March 6, 2026
DOE Takes Helm of ENERGY STAR Program

After three decades under EPA, the lighting sector has already moved on
For thirty years, the blue ENERGY STAR label quietly helped shape the modern lighting industry. It nudged utilities to offer rebates, persuaded skeptical consumers to try strange spiral CFLs, and — eventually — helped usher LED lamps into nearly every American home.
Now, lighting has largely moved on.
This week, the U.S. Environmental Protection Agency and the U.S. Department of Energy signed a memorandum of agreement shifting primary oversight of the ENERGY STAR program from EPA to DOE, marking a structural change for one of the federal government’s most recognizable efficiency programs.
The agreement, effective March 3, begins a transition in which DOE will become the lead federal agency responsible for managing ENERGY STAR activities, partnerships, trademarks, and program infrastructure.
Not everyone is comfortable with the change. The U.S. Green Building Council, which relies heavily on ENERGY STAR benchmarking across commercial real estate, warned that shifting oversight could create uncertainty for a program deeply embedded in building operations and efficiency programs nationwide. The organization said moving the program raises questions about future funding and whether ENERGY STAR will maintain its current scope.
For certain sectors in the commercial building space, the shift could matter. For lighting, it likely won’t.
That’s because the lighting industry effectively graduated from ENERGY STAR several years ago.
The turning point came in 2022 when the Department of Energy implemented its 45-lumens-per-watt “backstop” efficiency rule for general service lamps. The regulation eliminated most inefficient lamps from the U.S. market and pushed LED technology to near-total dominance in residential lighting.
Today, LEDs account for more than 90% of residential bulb sales. The original mission of ENERGY STAR lighting — first to accelerate CFL adoption, then LEDs — was essentially complete.

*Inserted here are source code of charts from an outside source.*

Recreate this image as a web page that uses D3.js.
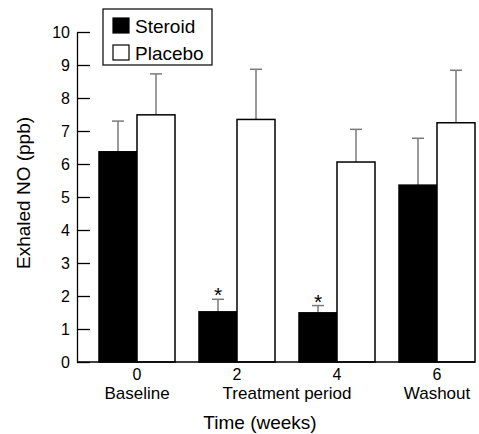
<!DOCTYPE html>
<html>
<head>
<meta charset="utf-8">
<script src="https://cdn.jsdelivr.net/npm/d3@7"></script>
<style>
  body { margin: 0; background: #fff; }
  svg { display: block; font-family: Arial, "Liberation Sans", Helvetica, sans-serif; }
</style>
</head>
<body>
<svg id="chart" width="479" height="434"></svg>
<script>
// data
var weeks = ['0', '2', '4', '6'];
var phases = ['Baseline', 'Treatment period', '', 'Washout'];
var series = ['Steroid', 'Placebo'];
var steroid = [6.37, 1.52, 1.49, 5.36];
var steroidErr = [7.3, 1.9, 1.71, 6.78];
var placebo = [7.49, 7.35, 6.06, 7.25];
var placeboErr = [8.73, 8.87, 7.05, 8.84];
var significant = [false, true, true, false];
var yTicks = [0, 1, 2, 3, 4, 5, 6, 7, 8, 9, 10];

var svg = d3.select('#chart'),
    left = 77,
    colors = { Steroid: '#000', Placebo: '#fff' };

var y = d3.scaleLinear().domain([0, 10]).range([362, 32]);
var x0 = d3.scaleBand().domain(weeks).range([87, 487]);
var x1 = d3.scaleBand().domain(series).range([12, 88]);

var rows = weeks.map(function(w, i) {
  return [
    { week: w, s: 'Steroid', v: steroid[i], e: steroidErr[i], star: significant[i] },
    { week: w, s: 'Placebo', v: placebo[i], e: placeboErr[i], star: false }
  ];
});
var flat = d3.merge(rows);

// y axis, ticks pointing inward
var yAxis = svg.append('g')
  .attr('transform', 'translate(' + left + ',0)')
  .call(d3.axisLeft(y).tickValues(yTicks).tickSize(-13).tickSizeOuter(0).tickPadding(7));
yAxis.selectAll('text').attr('font-size', 16).attr('fill', '#000');
yAxis.selectAll('line').attr('stroke', '#000').attr('stroke-width', 1.3);
yAxis.select('.domain').attr('stroke', '#000').attr('stroke-width', 1.3);

// error bars (drawn first so bars sit on top)
var errs = svg.append('g').attr('stroke', '#7a7a7a').attr('stroke-width', 1.5);
flat.forEach(function(d) {
  var cx = x0(d.week) + x1(d.s) + x1.bandwidth() / 2;
  errs.append('line').attr('x1', cx).attr('x2', cx).attr('y1', y(d.v)).attr('y2', y(d.e));
  errs.append('line').attr('x1', cx - 6).attr('x2', cx + 6).attr('y1', y(d.e)).attr('y2', y(d.e));
});

// bars
svg.append('g').selectAll('rect').data(flat).join('rect')
  .attr('x', function(d) { return x0(d.week) + x1(d.s); })
  .attr('y', function(d) { return y(d.v); })
  .attr('width', x1.bandwidth())
  .attr('height', function(d) { return y(0) - y(d.v); })
  .attr('fill', function(d) { return colors[d.s]; })
  .attr('stroke', '#000')
  .attr('stroke-width', 1.5);

// asterisks
svg.append('g').selectAll('text').data(flat.filter(function(d) { return d.star; })).join('text')
  .attr('x', function(d) { return x0(d.week) + x1(d.s) + x1.bandwidth() / 2; })
  .attr('y', function(d) { return y(d.e) + 3; })
  .attr('text-anchor', 'middle')
  .attr('font-size', 21)
  .text('*');

// x axis baseline
svg.append('line')
  .attr('x1', left).attr('x2', x0('6') + x1.range()[1])
  .attr('y1', y(0)).attr('y2', y(0))
  .attr('stroke', '#000').attr('stroke-width', 1.5);

// category labels
var cats = svg.append('g').attr('text-anchor', 'middle');
weeks.forEach(function(w) {
  cats.append('text').attr('x', x0(w) + x0.bandwidth() / 2).attr('y', 380)
    .attr('font-size', 16).text(w);
});
var phaseX = [x0('0') + 50, (x0('2') + x0('4')) / 2 + 50, null, x0('6') + 50];
phases.forEach(function(p, i) {
  if (!p) return;
  cats.append('text').attr('x', phaseX[i]).attr('y', 399)
    .attr('font-size', 17).text(p);
});

// axis titles
svg.append('text')
  .attr('x', 260).attr('y', 429)
  .attr('text-anchor', 'middle').attr('font-size', 19)
  .text('Time (weeks)');
svg.append('text')
  .attr('transform', 'translate(30,193) rotate(-90)')
  .attr('text-anchor', 'middle').attr('font-size', 19)
  .text('Exhaled NO (ppb)');

// legend
var legend = svg.append('g');
legend.append('rect')
  .attr('x', 103).attr('y', 9).attr('width', 109).attr('height', 56)
  .attr('fill', '#fff').attr('stroke', '#000').attr('stroke-width', 1.2);
series.forEach(function(s, i) {
  legend.append('rect')
    .attr('x', 113).attr('y', 18 + i * 27).attr('width', 16).attr('height', 15)
    .attr('fill', colors[s]).attr('stroke', '#000').attr('stroke-width', 1.2);
  legend.append('text')
    .attr('x', 135).attr('y', 33 + i * 27)
    .attr('font-size', 19)
    .text(s);
});
</script>
</body>
</html>
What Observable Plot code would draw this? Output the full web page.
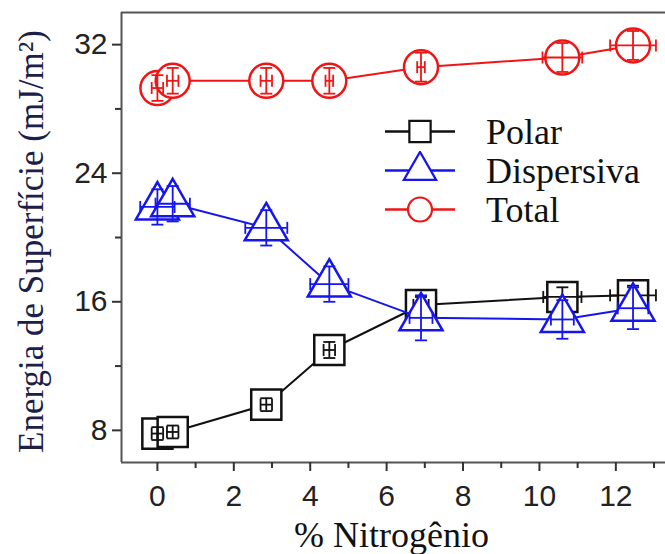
<!DOCTYPE html>
<html>
<head>
<meta charset="utf-8">
<script src="https://cdn.jsdelivr.net/npm/d3@7"></script>
<script src="https://cdn.jsdelivr.net/npm/@observablehq/plot@0.6"></script>
<style>
  body { margin: 0; background: #fff; }
  #wrap { position: relative; width: 665px; height: 554px; overflow: hidden; }
  #legend { position: absolute; left: 382px; top: 112px; font-family: "Liberation Serif", serif; font-size: 36px; color: #111; }
  #legend .row { display: flex; align-items: center; height: 39px; }
  #legend svg { width: 76px; height: 39px; margin-right: 28px; }
  g[aria-label="axis-title"] text { font-family: "Liberation Serif", serif; }
</style>
</head>
<body>
<div id="wrap"><div id="legend"></div></div>
<script>
// ---- data ----
const nitrogen   = [0, 0.4, 2.85, 4.5, 6.9, 10.6, 12.45];
const polar      = [7.8, 7.9, 9.6, 13.0, 15.8, 16.3, 16.4];
const dispersiva = [21.9, 22.1, 20.6, 17.1, 15.0, 14.9, 15.6];
const total      = [29.3, 29.75, 29.75, 29.75, 30.6, 31.2, 31.95];
const polarXErr  = [0.15, 0.15, 0.15, 0.15, 0.2, 0.5, 0.6];
const polarYErr  = [0.4, 0.4, 0.4, 0.5, 0.5, 0.6, 0.6];
const dispXErr   = [0.45, 0.45, 0.55, 0.5, 0.3, 0.3, 0.4];
const dispYErr   = [1.1, 1.1, 1.1, 1.1, 1.4, 1.2, 1.3];
const totalXErr  = [0.15, 0.15, 0.15, 0.1, 0.1, 0.52, 0.6];
const totalYErr  = [0.8, 0.8, 0.8, 0.8, 0.9, 0.9, 0.9];
const seriesNames = ["Polar", "Dispersiva", "Total"];
const xTicksMajor = [0, 2, 4, 6, 8, 10, 12];
const xTicksMinor = [1, 3, 5, 7, 9, 11, 13];
const yTicksMajor = [8, 16, 24, 32];
const yTicksMinor = [12, 20, 28];
const xLabel = "% Nitrogênio";
const yLabel = "Energia de Superfície (mJ/m²)";

const xDomain = [-0.94, 13.3];
const yDomain = [6, 34];

const vline = {draw(ctx, size) { const r = Math.sqrt(size / Math.PI); ctx.moveTo(0, -r); ctx.lineTo(0, r); }};
const hline = {draw(ctx, size) { const r = Math.sqrt(size / Math.PI); ctx.moveTo(-r, 0); ctx.lineTo(r, 0); }};

const styles = {
  Polar:      {color: "#111111", symbol: "square",   r: 17, values: polar, xe: polarXErr, ye: polarYErr},
  Dispersiva: {color: "#1515f0", symbol: "triangle", r: 16, values: dispersiva, xe: dispXErr, ye: dispYErr},
  Total:      {color: "#f01515", symbol: "circle",   r: 17, values: total, xe: totalXErr, ye: totalYErr}
};

function seriesMarks(name) {
  const s = styles[name];
  const rows = nitrogen.map((x, i) => ({x, y: s.values[i], xe: s.xe[i], ye: s.ye[i]}));
  return [
    Plot.line(rows, {x: "x", y: "y", stroke: s.color, strokeWidth: 2}),
    Plot.dot(rows, {x: "x", y: "y", symbol: s.symbol, r: s.r, fill: "white", stroke: s.color, strokeWidth: 2.5}),
    Plot.ruleY(rows, {x1: d => d.x - d.xe, x2: d => d.x + d.xe, y: "y", stroke: s.color, strokeWidth: 1.8}),
    Plot.ruleX(rows, {x: "x", y1: d => d.y - d.ye, y2: d => d.y + d.ye, stroke: s.color, strokeWidth: 1.8}),
    Plot.dot(rows, {x: d => d.x - d.xe, y: "y", symbol: vline, r: 6, stroke: s.color, strokeWidth: 1.8}),
    Plot.dot(rows, {x: d => d.x + d.xe, y: "y", symbol: vline, r: 6, stroke: s.color, strokeWidth: 1.8}),
    Plot.dot(rows, {x: "x", y: d => d.y - d.ye, symbol: hline, r: 6, stroke: s.color, strokeWidth: 1.8}),
    Plot.dot(rows, {x: "x", y: d => d.y + d.ye, symbol: hline, r: 6, stroke: s.color, strokeWidth: 1.8})
  ];
}

const tickFont = {fontFamily: "Liberation Sans, Arial, sans-serif", fontSize: 30, fill: "#222"};

const chart = Plot.plot({
  width: 665,
  height: 554,
  marginLeft: 121,
  marginRight: 0,
  marginTop: 12,
  marginBottom: 92,
  style: {fontFamily: "Liberation Sans, Arial, sans-serif", fontSize: "30px", background: "white", color: "#222"},
  x: {domain: xDomain},
  y: {domain: yDomain},
  marks: [
    Plot.ruleY([yDomain[1]], {stroke: "#555", strokeWidth: 2}),
    Plot.ruleY([yDomain[0]], {stroke: "#555", strokeWidth: 2}),
    Plot.ruleX([xDomain[0]], {stroke: "#555", strokeWidth: 2}),
    Plot.axisX({ticks: xTicksMinor, tickSize: 6, tickFormat: () => "", stroke: "#333", strokeWidth: 2, label: null}),
    Plot.axisX({ticks: xTicksMajor, tickSize: 9, tickPadding: 13, stroke: "#333", strokeWidth: 2, label: null, ...tickFont}),
    Plot.axisY({ticks: yTicksMinor, tickSize: 6, tickFormat: () => "", stroke: "#333", strokeWidth: 2, label: null}),
    Plot.axisY({ticks: yTicksMajor, tickSize: 9, tickPadding: 5, stroke: "#333", strokeWidth: 2, label: null, ...tickFont}),
    ...seriesMarks("Total"),
    ...seriesMarks("Polar"),
    ...seriesMarks("Dispersiva"),
    Plot.text([xLabel], {frameAnchor: "bottom", dy: 73, dx: -2, textAnchor: "middle", lineAnchor: "middle", text: d => d,
      fontFamily: "Liberation Serif", fontSize: 36, fill: "#111", ariaLabel: "axis-title"}),
    Plot.text([yLabel], {frameAnchor: "left", dx: -90, dy: 4, rotate: -90, textAnchor: "middle", lineAnchor: "middle", text: d => d,
      fontFamily: "Liberation Serif", fontSize: 35, fill: "#1c2048", ariaLabel: "axis-title"})
  ]
});
document.getElementById("wrap").prepend(chart);
d3.select(chart).selectAll('g[aria-label="axis-title"]').style("font-family", '"Liberation Serif", serif');

// legend
const legend = d3.select("#legend");
for (const name of seriesNames) {
  const s = styles[name];
  const row = legend.append("div").attr("class", "row");
  const svg = row.append("svg").attr("viewBox", "0 0 76 39");
  svg.append("line").attr("x1", 3).attr("x2", 73).attr("y1", 19.5).attr("y2", 19.5).attr("stroke", s.color).attr("stroke-width", 2.5);
  const sym = d3.symbol().type(name === "Polar" ? d3.symbolSquare : name === "Dispersiva" ? d3.symbolTriangle : d3.symbolCircle).size(Math.PI * 12 * 12)();
  svg.append("path").attr("d", sym).attr("transform", "translate(38,19.5)").attr("fill", "white").attr("stroke", s.color).attr("stroke-width", 2.2);
  row.append("span").text(name);
}
</script>
</body>
</html>
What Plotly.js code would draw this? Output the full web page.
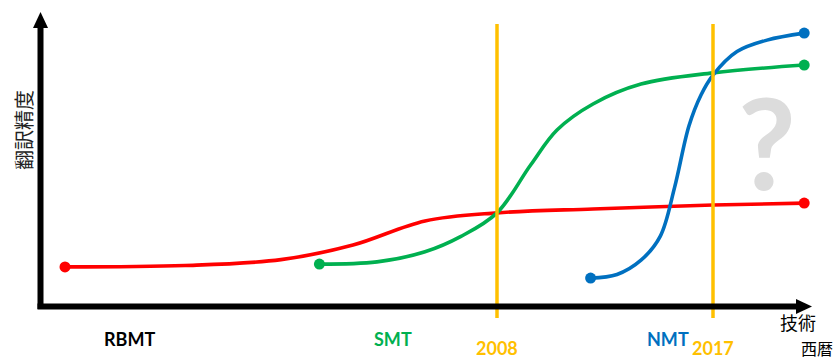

EPA acknowledged as much in 2022 when it proposed sunsetting ENERGY STAR specifications for lamps, luminaires, and ceiling fan light kits. The logic was straightforward: once federal standards define the efficiency baseline, a voluntary label has little left to distinguish.
Utility programs reinforced the shift. For years, rebates tied to ENERGY STAR drove enormous volumes of efficient lighting into the market. But as federal standards tightened, utilities gradually stopped subsidizing basic LED lamps and redirected incentives toward controls, connected lighting systems, and demand response.
By 2024, new ENERGY STAR lighting certifications had largely faded from relevance. Manufacturers stopped pursuing the label for most lamps and residential fixtures.
The irony is hard to miss. Lighting was arguably ENERGY STAR’s greatest success story — a textbook example of market transformation.
The program set out to change how Americans light their homes. It succeeded so thoroughly that the label itself became unnecessary.
ENERGY STAR remains a powerful brand for appliances, HVAC systems, buildings, and data centers. But in lighting, the program did its job.
And then, quietly, the industry moved on.